Reproduce the lines exactly, beginning with the line that has "Clone this screenshot in HTML." and ending with the line that has "const depthTicks = [20,60,100,140,180,220,260,300];". Images are left out.

• • • •

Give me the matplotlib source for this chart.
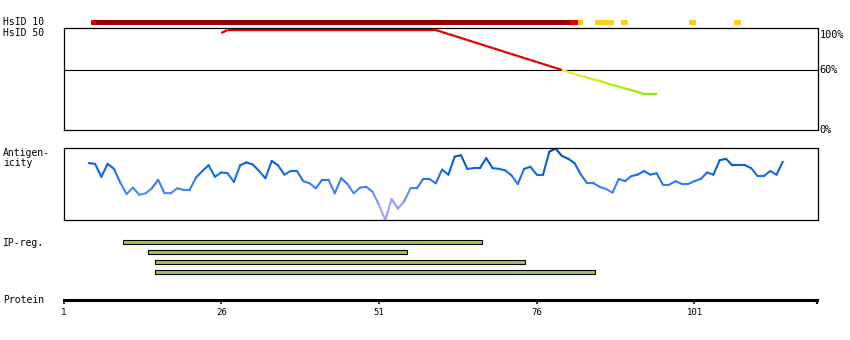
import numpy as np
import matplotlib.pyplot as plt
from matplotlib.collections import LineCollection
from matplotlib.colors import LinearSegmentedColormap, Normalize

# ---- data ----
protein_end = 120.5
tick_residues = [1, 26, 51, 76, 101]

# HsID 10 track: residue spans and identity level (2 = high, 1 = mid, 0 = low)
hsid10_start = [5.4, 6.2, 81.3, 82.5, 85.3, 89.3, 100.2, 107.2]
hsid10_end = [6.2, 81.3, 82.5, 83.4, 88.3, 90.4, 101.3, 108.3]
hsid10_level = [1, 2, 1, 0, 0, 0, 0, 0]

# HsID 50 identity (%) per residue, starting at residue 26
hsid50_first = 26
hsid50_identity = [
    97, 100, 100, 100, 100, 100, 100, 100, 100, 100,
    100, 100, 100, 100, 100, 100, 100, 100, 100, 100,
    100, 100, 100, 100, 100, 100, 100, 100, 100, 100,
    100, 100, 100, 100, 100, 98, 96, 94, 92, 90,
    88, 86, 84, 82, 80, 78, 76, 74, 72, 70,
    68, 66, 64, 62, 60, 58, 56, 54, 52.5, 50.5,
    49, 47, 45, 43.5, 41.5, 40, 38, 36, 36, 36,
]

# antigenicity score (0-100 of panel height) per residue, starting at residue 5
antigen_first = 5
antigen_scores = [
    79, 78, 60, 78, 71, 52, 36, 45, 35, 37,
    44, 56, 37, 37, 44, 42, 42, 59, 68, 76,
    60, 66, 65, 53, 76, 80, 77, 68, 58, 82,
    76, 63, 68, 68, 54, 51, 44, 56, 56, 37,
    58, 50, 37, 45, 46, 39, 21, 0, 29, 16,
    26, 44, 44, 57, 57, 51, 70, 63, 88, 90,
    71, 72, 72, 86, 72, 71, 69, 62, 50, 71,
    74, 63, 63, 95, 99, 89, 85, 79, 63, 51,
    51, 46, 43, 38, 57, 54, 61, 63, 68, 63,
    65, 49, 49, 54, 50, 50, 54, 57, 66, 63,
    83, 85, 76, 76, 76, 72, 61, 61, 68, 63,
    81,
]

# IP regions (residue spans)
ip_start = [10.4, 14.4, 15.5, 15.5]
ip_end = [67.3, 55.4, 74.2, 85.3]

# ---- drawing ----
W, H = 850, 340
fig = plt.figure(figsize=(W / 100, H / 100), dpi=100)
mono = "DejaVu Sans Mono"


def px_axes(x0, y0, x1, y1):
    return fig.add_axes([x0 / W, 1 - y1 / H, (x1 - x0) / W, (y1 - y0) / H])


def label(x, y, s, size=7):
    fig.text(x / W, 1 - y / H, s, family=mono, fontsize=size, va="center", ha="left")


X0, X1 = 63.5, 817.5

# HsID 10 bar
ax10 = px_axes(X0, 20, X1, 25)
ax10.set_xlim(1, protein_end)
ax10.set_ylim(0, 1)
ax10.axis("off")
level_colors = {2: "#990000", 1: "#e00000", 0: "#ffcc22"}
for s, e, lv in zip(hsid10_start, hsid10_end, hsid10_level):
    ax10.axvspan(s, e, color=level_colors[lv], lw=0)

# HsID 50 identity panel
ax50 = px_axes(X0, 28, X1, 130)
ax50.set_xlim(1, protein_end)
ax50.set_ylim(0, 102)
ax50.set_xticks([])
ax50.set_yticks([])
for sp in ax50.spines.values():
    sp.set_linewidth(0.9)
ax50.axhline(60, color="black", lw=0.8)

ident = np.array(hsid50_identity, dtype=float)
res = np.arange(hsid50_first, hsid50_first + len(ident))
pts = np.column_stack([res, ident])
segs = np.stack([pts[:-1], pts[1:]], axis=1)
low_cmap = LinearSegmentedColormap.from_list("low", ["#88ee00", "#bbee00", "#f8f020"])
low_norm = Normalize(36, 60)
seg_cols = []
for a, b in zip(ident[:-1], ident[1:]):
    m = (a + b) / 2
    seg_cols.append("#e00000" if m >= 60 else low_cmap(low_norm(m)))
ax50.add_collection(LineCollection(segs, colors=seg_cols, linewidths=1.6,
                                   capstyle="butt"))

ytr = ax50.get_yaxis_transform()
ax50.text(1.003, 100, "100%", transform=ytr, family=mono, fontsize=7.4, va="top")
ax50.text(1.003, 60, "60%", transform=ytr, family=mono, fontsize=7.4, va="center")
ax50.text(1.003, 0, "0%", transform=ytr, family=mono, fontsize=7.4, va="center")

# antigenicity panel
axa = px_axes(X0, 148, X1, 220)
axa.set_xlim(1, protein_end)
axa.set_ylim(0, 100)
axa.set_xticks([])
axa.set_yticks([])
for sp in axa.spines.values():
    sp.set_linewidth(0.9)

sc = np.array(antigen_scores, dtype=float)
ares = np.arange(antigen_first, antigen_first + len(sc))
apts = np.column_stack([ares, sc])
asegs = np.stack([apts[:-1], apts[1:]], axis=1)
ag_cmap = LinearSegmentedColormap.from_list(
    "ag",
    [(0.0, "#b4aaff"), (0.25, "#8c96ff"), (0.4, "#4a88ff"), (0.55, "#2a78f2"),
     (0.7, "#0c68e2"), (0.85, "#0a58c4"), (1.0, "#0a4494")],
)
acols = [ag_cmap((a + b) / 200) for a, b in zip(sc[:-1], sc[1:])]
lc = LineCollection(asegs, colors=acols, linewidths=1.5, capstyle="round")
lc.set_clip_on(False)
axa.add_collection(lc)

# IP regions
axi = px_axes(X0, 237.3, X1, 277.3)
axi.set_xlim(1, protein_end)
axi.set_ylim(3.5, -0.5)
axi.axis("off")
rows = np.arange(len(ip_start))
axi.barh(rows, np.array(ip_end) - np.array(ip_start), left=ip_start, height=0.42,
         color="#9fc55a", edgecolor="black", linewidth=0.8)

# protein axis
axp = px_axes(X0, 290, X1, 300)
axp.set_xlim(1, protein_end)
axp.set_yticks([])
for s in ["top", "left", "right"]:
    axp.spines[s].set_visible(False)
axp.spines["bottom"].set_linewidth(2.2)
axp.patch.set_visible(False)
axp.set_xticks(tick_residues)
axp.set_xticklabels([str(t) for t in tick_residues], family=mono, fontsize=6.5)
axp.tick_params(axis="x", which="major", direction="out", length=3.2, width=1.1, pad=2.5)
axp.set_xticks([1, protein_end], minor=True)
axp.tick_params(axis="x", which="minor", direction="out", length=3.2, width=1.6)

# left labels
label(3, 22, "HsID 10")
label(3, 32.5, "HsID 50")
label(3, 153.3, "Antigen-")
label(3, 163.3, "icity")
label(3, 243, "IP-reg.")
label(3, 300, "Protein")

fig.savefig("out.png", dpi=100)
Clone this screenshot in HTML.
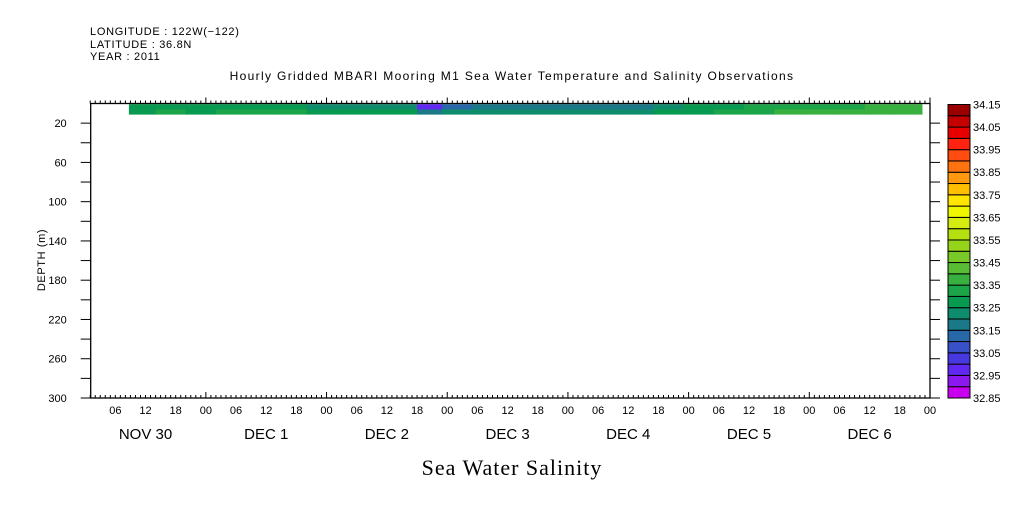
<!DOCTYPE html>
<html><head><meta charset="utf-8"><style>
body{margin:0;background:#fff;width:1009px;height:504px;overflow:hidden}
svg text{font-family:"Liberation Sans",sans-serif;fill:#000}
</style></head><body>
<svg id="chart" width="1009" height="504" viewBox="0 0 1009 504" xmlns="http://www.w3.org/2000/svg">
<g font-size="11" letter-spacing="0.7">
<text x="90" y="35">LONGITUDE : 122W(−122)</text>
<text x="90" y="48">LATITUDE : 36.8N</text>
<text x="90" y="60">YEAR : 2011</text>
</g>
<text x="512" y="80" text-anchor="middle" font-size="12" letter-spacing="1.35">Hourly Gridded MBARI Mooring M1 Sea Water Temperature and Salinity Observations</text>
<text x="512" y="475" text-anchor="middle" font-size="22" letter-spacing="1" style="font-family:'Liberation Serif',serif">Sea Water Salinity</text>
<text transform="translate(45,260) rotate(-90)" text-anchor="middle" font-size="11" letter-spacing="0.6">DEPTH (m)</text>
<g id="cells"></g><g id="axes"></g><g id="cbar"></g>
</svg>
<script>
// hours since Nov 30 00:00
const cellStart = [8.7,14,20,26,32,38,44,50,56,66,71,77,83,89,95,101,107,113,119,125,131,137,143,149,155,161];
const cellEnd = 166.4;
const salTop = [33.27,33.27,33.27,33.27,33.27,33.27,33.24,33.22,33.22,32.98,33.12,33.18,33.18,33.18,33.17,33.17,33.18,33.2,33.26,33.28,33.31,33.33,33.34,33.34,33.36,33.38];
const salBot = [33.27,33.32,33.27,33.32,33.32,33.32,33.27,33.27,33.26,33.18,33.2,33.2,33.22,33.22,33.22,33.22,33.23,33.26,33.28,33.31,33.33,33.36,33.37,33.37,33.38,33.39];
const depthTop = [0.7,6]; const depthBot = [6,11];
const levels = [32.85,32.9,32.95,33.0,33.05,33.1,33.15,33.2,33.25,33.3,33.35,33.4,33.45,33.5,33.55,33.6,33.65,33.7,33.75,33.8,33.85,33.9,33.95,34.0,34.05,34.1,34.15];
const colors = ["#c800f0","#8c18f0","#6028f0","#4838e0","#3850c8","#2868a8","#1a7888","#0e8c6c","#089a50","#1ca448","#38b040","#58bc34","#78c828","#96d41c","#b4e010","#d4ec10","#eef600","#ffe600","#ffbe00","#ff9a10","#ff7210","#ff4c10","#ff2412","#e80000","#c50000","#9b0000"];
const cbLabels = ["32.85","32.95","33.05","33.15","33.25","33.35","33.45","33.55","33.65","33.75","33.85","33.95","34.05","34.15"];
const dayNames = ["NOV 30","DEC  1","DEC  2","DEC  3","DEC  4","DEC  5","DEC  6"];
const depthTicks = [20,60,100,140,180,220,260,300];

const NS="http://www.w3.org/2000/svg";
const L=90.7,R=930,T=103.5,B=398, h0=1.1,h1=168, d0=0,d1=300;
const X=h=>L+(h-h0)/(h1-h0)*(R-L);
const Y=d=>T+(d-d0)/(d1-d0)*(B-T);
function mk(tag,attrs,parent){const e=document.createElementNS(NS,tag);for(const k in attrs)e.setAttribute(k,attrs[k]);parent.appendChild(e);return e;}
function col(v){let i=Math.floor((v-levels[0])/0.05);i=Math.max(0,Math.min(colors.length-1,i));return colors[i];}
const cg=document.getElementById('cells');
cellStart.forEach((s,k)=>{const e=k<cellStart.length-1?cellStart[k+1]:cellEnd;
 [salTop,salBot].forEach((arr,r)=>{
  const rc=mk('rect',{x:X(s),y:Y(depthTop[r]),width:X(e)-X(s)+0.5,height:Y(depthBot[r])-Y(depthTop[r])+0.3,fill:col(arr[k])},cg);
  
  
 });});
const ax=document.getElementById('axes');
const fr=mk('rect',{x:L,y:T,width:R-L,height:B-T,fill:'none',stroke:'#000','stroke-width':1.3},ax);


for(let h=1;h<=168;h++){const x=X(h);const maj=h%24===0;const len=maj?6:3;
 mk('line',{x1:x,y1:B,x2:x,y2:B-len,stroke:'#000'},ax);
 mk('line',{x1:x,y1:T,x2:x,y2:T-len,stroke:'#000'},ax);
 if(h%6===0){const t=mk('text',{x:x,y:B+16,'text-anchor':'middle','font-size':11},ax);t.textContent=String(h%24).padStart(2,'0');
  
  }}
dayNames.forEach((n,i)=>{const t=mk('text',{x:X(i*24+12),y:B+41,'text-anchor':'middle','font-size':15,'xml:space':'preserve'},ax);t.textContent=n;
 
 });
for(let d=20;d<=300;d+=20){const y=Y(d);
 mk('line',{x1:L-10,y1:y,x2:L,y2:y,stroke:'#000'},ax);
 mk('line',{x1:R,y1:y,x2:R+10,y2:y,stroke:'#000'},ax);}
depthTicks.forEach(d=>{const t=mk('text',{x:L-24,y:Y(d)+4,'text-anchor':'end','font-size':11},ax);t.textContent=d;
 
 });
const cb=document.getElementById('cbar');
const cx=948,cw=22,cT=104.5,cB=398,bh=(cB-cT)/colors.length;
colors.forEach((c,i)=>{const r=mk('rect',{x:cx,y:cB-(i+1)*bh,width:cw,height:bh,fill:c,stroke:'#000','stroke-width':1},cb);
 
 });
cbLabels.forEach((l,i)=>{const t=mk('text',{x:cx+cw+3,y:cB-i*2*bh+4,'font-size':11},cb);t.textContent=l;
 
 });
</script>
</body></html>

• • • •

= Output of the task =
Clone this screenshot in HTML.
<!DOCTYPE html>
<html><head><meta charset="utf-8"><style>
body{margin:0;background:#fff;width:1009px;height:504px;overflow:hidden}
svg text{font-family:"Liberation Sans",sans-serif;fill:#000}
</style></head><body>
<svg id="chart" width="1009" height="504" viewBox="0 0 1009 504" xmlns="http://www.w3.org/2000/svg">
<g font-size="11" letter-spacing="0.7">
<text x="90" y="35">LONGITUDE : 122W(−122)</text>
<text x="90" y="48">LATITUDE : 36.8N</text>
<text x="90" y="60">YEAR : 2011</text>
</g>
<text x="512" y="80" text-anchor="middle" font-size="12" letter-spacing="1.35">Hourly Gridded MBARI Mooring M1 Sea Water Temperature and Salinity Observations</text>
<text x="512" y="475" text-anchor="middle" font-size="22" letter-spacing="1" style="font-family:'Liberation Serif',serif">Sea Water Salinity</text>
<text transform="translate(45,260) rotate(-90)" text-anchor="middle" font-size="11" letter-spacing="0.6">DEPTH (m)</text>
<g id="cells"></g><g id="axes"></g><g id="cbar"></g>
</svg>
<script>
// hours since Nov 30 00:00
const cellStart = [8.7,14,20,26,32,38,44,50,56,66,71,77,83,89,95,101,107,113,119,125,131,137,143,149,155,161];
const cellEnd = 166.4;
const salTop = [33.27,33.27,33.27,33.27,33.27,33.27,33.24,33.22,33.22,32.98,33.12,33.18,33.18,33.18,33.17,33.17,33.18,33.2,33.26,33.28,33.31,33.33,33.34,33.34,33.36,33.38];
const salBot = [33.27,33.32,33.27,33.32,33.32,33.32,33.27,33.27,33.26,33.18,33.2,33.2,33.22,33.22,33.22,33.22,33.23,33.26,33.28,33.31,33.33,33.36,33.37,33.37,33.38,33.39];
const depthTop = [0.7,6]; const depthBot = [6,11];
const levels = [32.85,32.9,32.95,33.0,33.05,33.1,33.15,33.2,33.25,33.3,33.35,33.4,33.45,33.5,33.55,33.6,33.65,33.7,33.75,33.8,33.85,33.9,33.95,34.0,34.05,34.1,34.15];
const colors = ["#c800f0","#8c18f0","#6028f0","#4838e0","#3850c8","#2868a8","#1a7888","#0e8c6c","#089a50","#1ca448","#38b040","#58bc34","#78c828","#96d41c","#b4e010","#d4ec10","#eef600","#ffe600","#ffbe00","#ff9a10","#ff7210","#ff4c10","#ff2412","#e80000","#c50000","#9b0000"];
const cbLabels = ["32.85","32.95","33.05","33.15","33.25","33.35","33.45","33.55","33.65","33.75","33.85","33.95","34.05","34.15"];
const dayNames = ["NOV 30","DEC  1","DEC  2","DEC  3","DEC  4","DEC  5","DEC  6"];
const depthTicks = [20,60,100,140,180,220,260,300];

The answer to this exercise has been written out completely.